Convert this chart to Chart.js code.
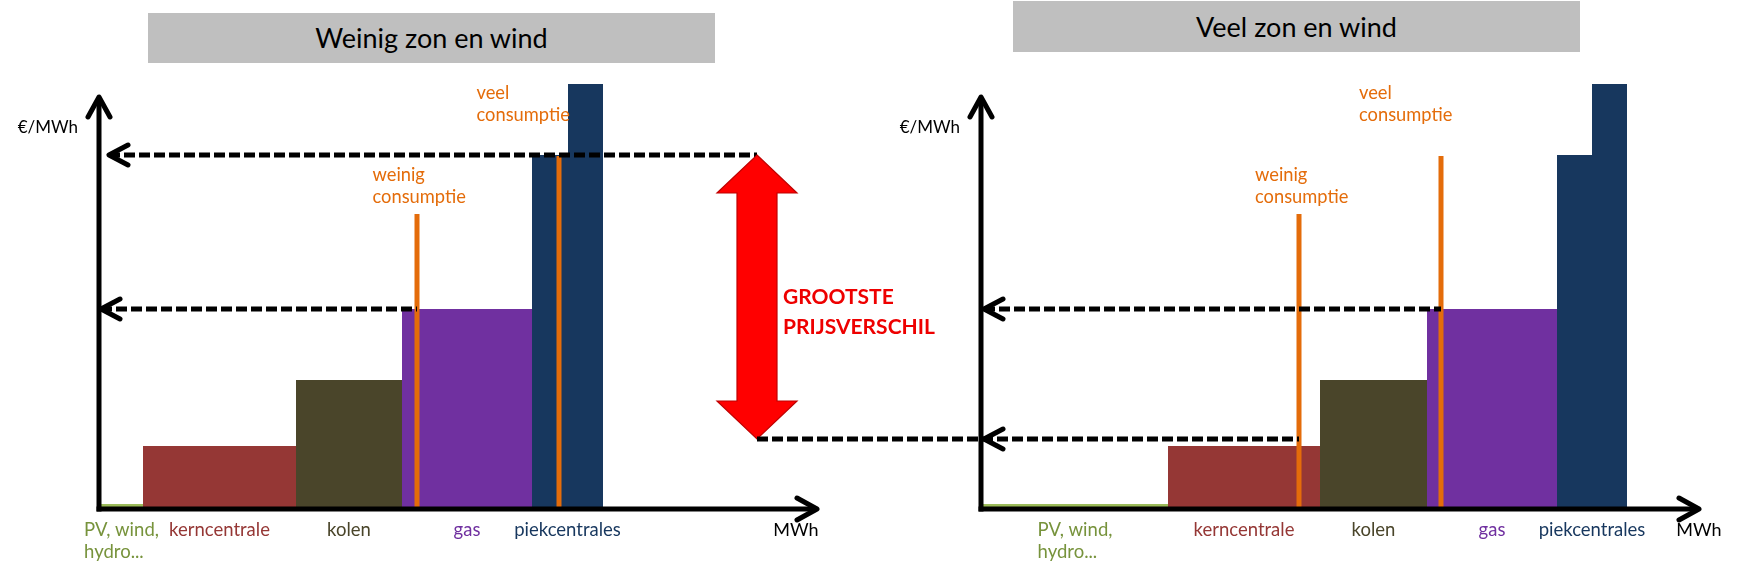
<!DOCTYPE html>
<html><head><meta charset="utf-8">
<script src="https://cdn.jsdelivr.net/npm/chart.js@4.4.1/dist/chart.umd.min.js"></script>
<style>
html,body{margin:0;padding:0;background:#fff;width:1738px;height:571px;overflow:hidden;font-family:Lato,sans-serif}
canvas{position:absolute;left:0;top:0}
.title{position:absolute;background:#BFBFBF;color:#000;text-align:center;font-size:27px;font-family:Lato,sans-serif}
</style></head><body>
<div class="title" style="left:148px;top:13px;width:567px;height:50px;line-height:50px">Weinig zon en wind</div>
<div class="title" style="left:1013px;top:1px;width:567px;height:51px;line-height:51px">Veel zon en wind</div>
<canvas id="left" width="1738" height="571"></canvas>
<canvas id="right" width="1738" height="571"></canvas>
<script>
// ---- data ----
const techLabels = [['PV, wind,', 'hydro...'], ['kerncentrale'], ['kolen'], ['gas'], ['piekcentrales']];
const stepTech = [0, 1, 2, 3, 4, 4];                 // merit-order steps -> technology
const stepPrice = [1, 12.6, 25.8, 40, 70.8, 85];     // €/MWh (relative units)
const capWeinigZon = [4.3, 15.3, 10.6, 13.0, 3.6, 3.5]; // MWh (relative units)
const capVeelZon = [18.6, 15.2, 10.7, 13.0, 3.5, 3.5];
const demand = [31.7, 45.9];          // weinig / veel consumptie
const demandLineTop = [59, 70.6];
const clearingWeinigZon = [40, 70.8]; // price at weinig / veel consumptie
const clearingVeelZon = [14, 40];
const demandLabels = [['weinig', 'consumptie'], ['veel', 'consumptie']];

// ---- styles ----
const techColors = ['#9BBB59', '#953735', '#4A452A', '#7030A0', '#17375E'];
const techTextColors = ['#77933C', '#953735', '#4A452A', '#7030A0', '#17375E'];
const orange = '#E46C0A';
const FONT = 'Lato, sans-serif';

function cumulative(caps) {
  const b = [0];
  caps.forEach(c => b.push(+(b[b.length - 1] + c).toFixed(3)));
  return b;
}

function chevron(ctx, tx, ty, dx, dy, len, half, w) {
  const bx = tx - dx * len, by = ty - dy * len;
  const px = -dy, py = dx;
  ctx.save();
  ctx.setLineDash([]);
  ctx.strokeStyle = '#000';
  ctx.lineWidth = w; ctx.lineCap = 'round'; ctx.lineJoin = 'round';
  ctx.beginPath();
  ctx.moveTo(bx + px * half, by + py * half);
  ctx.lineTo(tx, ty);
  ctx.lineTo(bx - px * half, by - py * half);
  ctx.stroke();
  ctx.restore();
}

const decor = {
  id: 'decor',
  afterDatasetsDraw(chart, args, o) {
    const { ctx, scales: { x, y } } = chart;
    const X = v => x.getPixelForValue(v), Y = v => y.getPixelForValue(v);
    ctx.save();
    const ox = X(0) - 1, oy = Y(0);
    // axes
    ctx.strokeStyle = '#000'; ctx.lineWidth = 5; ctx.lineCap = 'butt';
    ctx.beginPath(); ctx.moveTo(ox, oy + 2.5); ctx.lineTo(ox, Y(o.axisTop) + 3); ctx.stroke();
    ctx.beginPath(); ctx.moveTo(ox - 2.5, oy); ctx.lineTo(X(o.axisRight) - 3, oy); ctx.stroke();
    chevron(ctx, ox, Y(o.axisTop), 0, -1, 20, 11, 5);
    chevron(ctx, X(o.axisRight), oy, 1, 0, 20, 11, 5);
    // chevrons on dashed lines
    o.dashed.forEach(d => chevron(ctx, X(d.head), Y(d.price), -1, 0, 19, 10, 5));
    // axis titles
    ctx.fillStyle = '#000';
    ctx.font = '17px ' + FONT;
    ctx.textBaseline = 'middle';
    ctx.textAlign = 'right';
    ctx.fillText('€/MWh', ox - 21, Y(o.axisTop) + 31);
    ctx.textAlign = 'center';
    ctx.font = '18px ' + FONT;
    ctx.fillText('MWh', X(o.axisRight) + o.mwhDx, oy + 21);
    // category labels
    ctx.textAlign = 'left';
    ctx.font = '18.5px ' + FONT;
    techLabels.forEach((lines, t) => {
      const idx = stepTech.map((s, i) => s === t ? i : -1).filter(i => i >= 0);
      const x0 = X(o.bounds[idx[0]]), x1 = X(o.bounds[idx[idx.length - 1] + 1]);
      const w = Math.max(...lines.map(l => ctx.measureText(l).width));
      const lx = (x0 + x1) / 2 - w / 2;
      ctx.fillStyle = techTextColors[t];
      lines.forEach((l, k) => ctx.fillText(l, lx, oy + 21 + k * 22));
    });
    // demand labels
    ctx.fillStyle = orange;
    ctx.font = '18.3px ' + FONT;
    demandLabels.forEach((lines, k) => {
      const p = o.demandLabelAt[k];
      lines.forEach((l, j) => ctx.fillText(l, X(demand[k]) + p.dx, Y(p.v) + j * 22));
    });
    // red double arrow
    if (o.redArrow) {
      const a = o.redArrow;
      const cx = X(a.x), yt = Y(a.high), yb = Y(a.low);
      const hh = 40, sh = 20, hl = 38;
      ctx.beginPath();
      ctx.moveTo(cx, yt);
      ctx.lineTo(cx + hh, yt + hl); ctx.lineTo(cx + sh, yt + hl);
      ctx.lineTo(cx + sh, yb - hl); ctx.lineTo(cx + hh, yb - hl);
      ctx.lineTo(cx, yb);
      ctx.lineTo(cx - hh, yb - hl); ctx.lineTo(cx - sh, yb - hl);
      ctx.lineTo(cx - sh, yt + hl); ctx.lineTo(cx - hh, yt + hl);
      ctx.closePath();
      ctx.fillStyle = '#FF0000'; ctx.fill();
      ctx.strokeStyle = '#C00000'; ctx.lineWidth = 1.2; ctx.lineJoin = 'miter'; ctx.stroke();
      ctx.fillStyle = '#EE0000';
      ctx.font = 'bold 21px ' + FONT;
      ctx.textAlign = 'left';
      const mid = (yt + yb) / 2;
      ctx.fillText('GROOTSTE', cx + 26, mid);
      ctx.fillText('PRIJSVERSCHIL', cx + 26, mid + 30);
    }
    ctx.restore();
  }
};

function panel(id, caps, clearing, dashed, pad, extra) {
  const bounds = cumulative(caps);
  const datasets = [];
  dashed.forEach(d => datasets.push({
    data: [{ x: d.from, y: d.price }, { x: d.to, y: d.price }],
    borderColor: '#000', borderWidth: 5, borderDash: [11, 4], borderCapStyle: 'butt',
    pointRadius: 0, fill: false, clip: false, order: 0
  }));
  demand.forEach((d, k) => datasets.push({
    data: [{ x: d, y: 0 }, { x: d, y: demandLineTop[k] }],
    borderColor: orange, borderWidth: 5, pointRadius: 0, fill: false, clip: false, order: 1
  }));
  caps.forEach((c, i) => datasets.push({
    data: [{ x: bounds[i], y: stepPrice[i] }, { x: bounds[i + 1], y: stepPrice[i] }],
    borderWidth: 0, borderColor: 'rgba(0,0,0,0)', backgroundColor: techColors[stepTech[i]],
    pointRadius: 0, fill: 'origin', clip: false, order: 2
  }));
  return new Chart(document.getElementById(id), {
    type: 'line',
    data: { datasets },
    plugins: [decor],
    options: {
      responsive: false, animation: false, events: [],
      layout: { padding: pad },
      scales: {
        x: { type: 'linear', min: 0, max: 71.7, display: false },
        y: { type: 'linear', min: 0, max: 85, display: false }
      },
      plugins: {
        legend: { display: false }, tooltip: { enabled: false },
        decor: Object.assign({ axisTop: 82.4, axisRight: 71.7, bounds, dashed }, extra)
      }
    }
  });
}

const arrowX = 65.7;
panel('left', capWeinigZon, clearingWeinigZon,
  [{ price: clearingWeinigZon[1], from: 0.9, to: arrowX, head: 0.9 },
   { price: clearingWeinigZon[0], from: 0.1, to: demand[0], head: 0.1 }],
  { left: 100, right: 921, top: 84, bottom: 62 },
  { mwhDx: -21,
    demandLabelAt: [{ dx: -44.5, v: 66.8 }, { dx: -82.5, v: 83.2 }],
    redArrow: { x: arrowX, high: clearingWeinigZon[1], low: clearingVeelZon[0] } });

panel('right', capVeelZon, clearingVeelZon,
  [{ price: clearingVeelZon[1], from: 0.2, to: demand[1], head: 0.2 },
   { price: clearingVeelZon[0], from: -22.5, to: demand[0], head: 0.2 }],
  { left: 982, right: 39, top: 84, bottom: 62 },
  { mwhDx: 0,
    demandLabelAt: [{ dx: -44, v: 66.8 }, { dx: -82, v: 83.2 }],
    redArrow: null });
</script>
</body></html>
####
EXERCISE AIM: Omitting all pictures, restate exactly the lines of the material from its start through the line that contains "[['weinig', 'consumptie'], ['veel', 'consumptie']];".

EXPECTED ANSWER:
Convert this chart to Chart.js code.
<!DOCTYPE html>
<html><head><meta charset="utf-8">
<script src="https://cdn.jsdelivr.net/npm/chart.js@4.4.1/dist/chart.umd.min.js"></script>
<style>
html,body{margin:0;padding:0;background:#fff;width:1738px;height:571px;overflow:hidden;font-family:Lato,sans-serif}
canvas{position:absolute;left:0;top:0}
.title{position:absolute;background:#BFBFBF;color:#000;text-align:center;font-size:27px;font-family:Lato,sans-serif}
</style></head><body>
<div class="title" style="left:148px;top:13px;width:567px;height:50px;line-height:50px">Weinig zon en wind</div>
<div class="title" style="left:1013px;top:1px;width:567px;height:51px;line-height:51px">Veel zon en wind</div>
<canvas id="left" width="1738" height="571"></canvas>
<canvas id="right" width="1738" height="571"></canvas>
<script>
// ---- data ----
const techLabels = [['PV, wind,', 'hydro...'], ['kerncentrale'], ['kolen'], ['gas'], ['piekcentrales']];
const stepTech = [0, 1, 2, 3, 4, 4];                 // merit-order steps -> technology
const stepPrice = [1, 12.6, 25.8, 40, 70.8, 85];     // €/MWh (relative units)
const capWeinigZon = [4.3, 15.3, 10.6, 13.0, 3.6, 3.5]; // MWh (relative units)
const capVeelZon = [18.6, 15.2, 10.7, 13.0, 3.5, 3.5];
const demand = [31.7, 45.9];          // weinig / veel consumptie
const demandLineTop = [59, 70.6];
const clearingWeinigZon = [40, 70.8]; // price at weinig / veel consumptie
const clearingVeelZon = [14, 40];
const demandLabels = [['weinig', 'consumptie'], ['veel', 'consumptie']];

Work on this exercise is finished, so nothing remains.